Extraordinarily Thin Thermal Barrier Gives Automatic Weapons Nearly Impenetrable Cloak to Hide Hot Barrels, Gas Tubes, and Sound Suppressors
Concept Group, Inc. has disclosed that the company is developing the new Insulon® Thermal Cloak™ heat barrier for use on automatic weapons. The barrier, which is attached to the fore-end of the weapon, uses a hair-thin Shaped Vacuum™ layer to prevent thermal imagers from seeing the weapon’s hot barrel, gas tube and sound suppressor after firing.
The Company’s President and CEO, Aarne Reid, explained the importance of the new technology. “There was a time when our soldiers could count on darkness for cover. But those days – those nights – are long gone. The reason is thermal imaging devices,” Reid explained. “They’ll soon be everywhere on the battlefield, and to these thermal imagers, the residual heat given off by a hot object like a gun barrel looks like a brilliant white light, even though it’s invisible to your naked eye.”
The soldier holding such a weapon, whose barrel, gas tube and sound suppressor are still hot from firing, is in grave danger from thermal imagers. They can easily “see” the high heat still coming off the weapon long after firing, even though the soldier is in complete darkness. That puts him in an extremely vulnerable position.
The new Insulon thermal cloaking technology eliminates this risk. A tube whose wall contains a hair-thin Shaped-Vacuum layer surrounds the barrel and gas tube. It can completely stop the convection of heat, cloaking the weapon’s barrel, gas tube and sound suppressor with a virtually impenetrable thermal shield. Even though the weapon’s fore-end parts are extremely hot – hundreds of degrees – the outside of the Insulon Thermal Cloak remains at ambient temperature, virtually invisible to thermal imagers. (For how it works, see http://conceptgroupinc.com/thermal.html)

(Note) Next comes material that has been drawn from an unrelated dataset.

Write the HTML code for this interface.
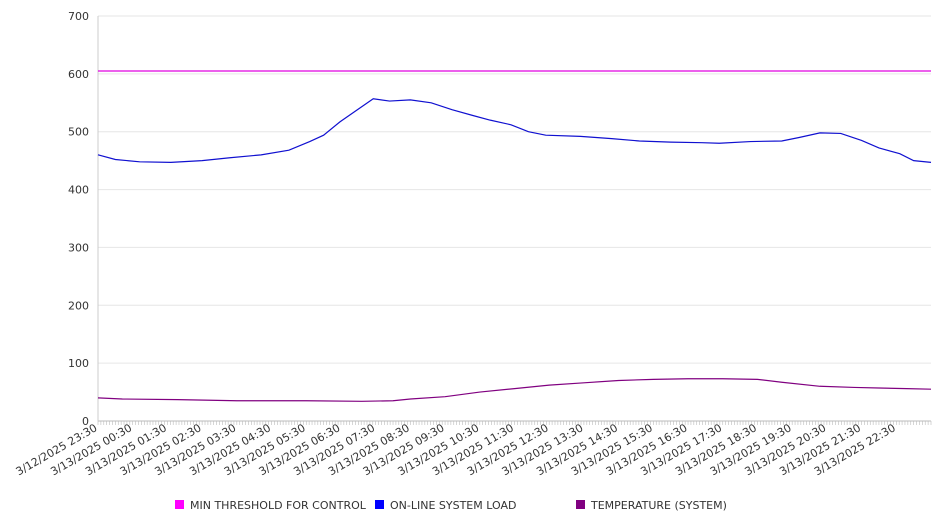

Reid noted that heat, which is the agitated movement of molecules, simply cannot travel through the Insulon vacuum layer. “No molecules,” he said, “no thermal conduction. An Insulon Thermal Cloak heat barrier simply stops heat cold, making it virtually undetectable by an enemy’s heat-sensing devices.”
The arc of thermal visibility of an uncloaked weapon (without an Insulon Thermal Cloak) is roughly 270 degrees. And, according to Howard Kent, National Small Arms Technology Consortium researcher working on Insulon applications for Concept Group, “If you fire your weapon until the suppressor is hot, you can be spotted by a thermal imager a thousand meters away. “
However, with an Insulon Thermal Cloak installed, the arc of thermal visibility is dramatically reduced, to roughly a 1- to 5-degree arc around the bore of the weapon. “Shrouding the suppressor and barrel with the Insulon Thermal Cloak,” said Kent, “prevents detection from the rear, sides, and front until viewed from right down the muzzle. Right where you want the enemy to be.”
Because of recent commercial developments, it is very likely that thermal imaging devices will soon become a common sight on both sides of the battlefield. Explained Kent, “Within very few years, thermal imagers will be everywhere… with a potentially disastrous effect on U.S. night-fighting superiority. Until now there hasn’t been an effective way to shroud our firearms so they wouldn’t be visible to these imagers. But now we can. The Insulon Thermal Cloak gives us a potent way to counter this wave of thermal imagers and maintain our night-fighting advantage.”
The Insulon Thermal Cloak is available today for custom development. It can be designed in virtually any size and shape.